Stealth Chrome extensions for exams are browser tools designed to assist students during online tests or assessments by providing information, answers, or other aids while remaining undetectable by proctoring software or system monitoring. They are typically marketed as tools that can bypass detection mechanisms.
Is it ethical to use stealth extensions during an exam?
No, using stealth extensions to gain an unfair advantage during an exam is considered academic dishonesty and cheating. It violates the integrity of the assessment process, academic policies, and can result in severe consequences such as failing the exam, course failure, or even expulsion from the educational institution.
Can proctoring software detect these stealth extensions?
While some extensions claim to be 'undetectable,' proctoring software and online exam platforms are continually being updated to detect unauthorized browser activity, extensions, and screen sharing. There is a significant risk of detection, and relying on such tools is not a guaranteed way to avoid getting caught.

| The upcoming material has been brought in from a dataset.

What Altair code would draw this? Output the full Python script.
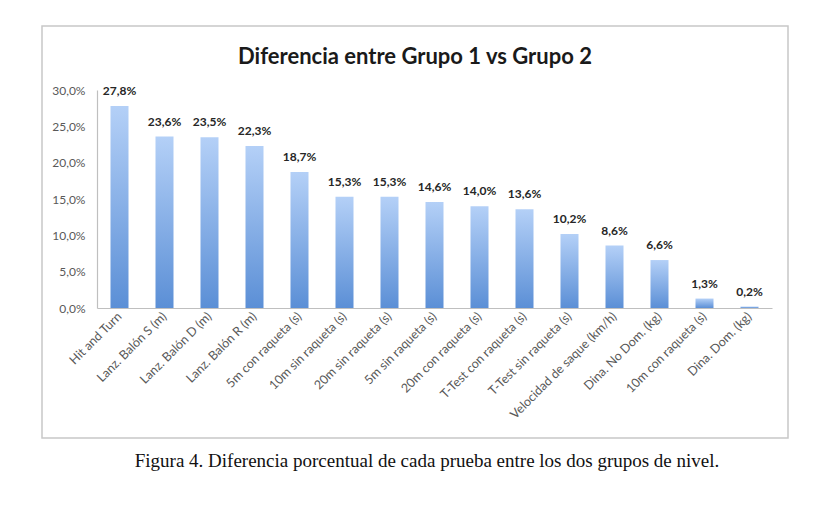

What are the risks of using these tools?
The risks include academic penalties (failing grades, suspension), damage to academic and professional reputation, loss of scholarship opportunities, and potential legal consequences depending on the exam's context. Furthermore, such extensions may contain malware or compromise your personal data.
What are legitimate alternatives for exam preparation?
Legitimate and ethical alternatives include thorough studying, using approved study guides, forming study groups, seeking help from teachers or tutors, practicing with past exams (where permitted), and utilizing time management and test-taking strategies. These methods build genuine knowledge and skills without the risks associated with cheating.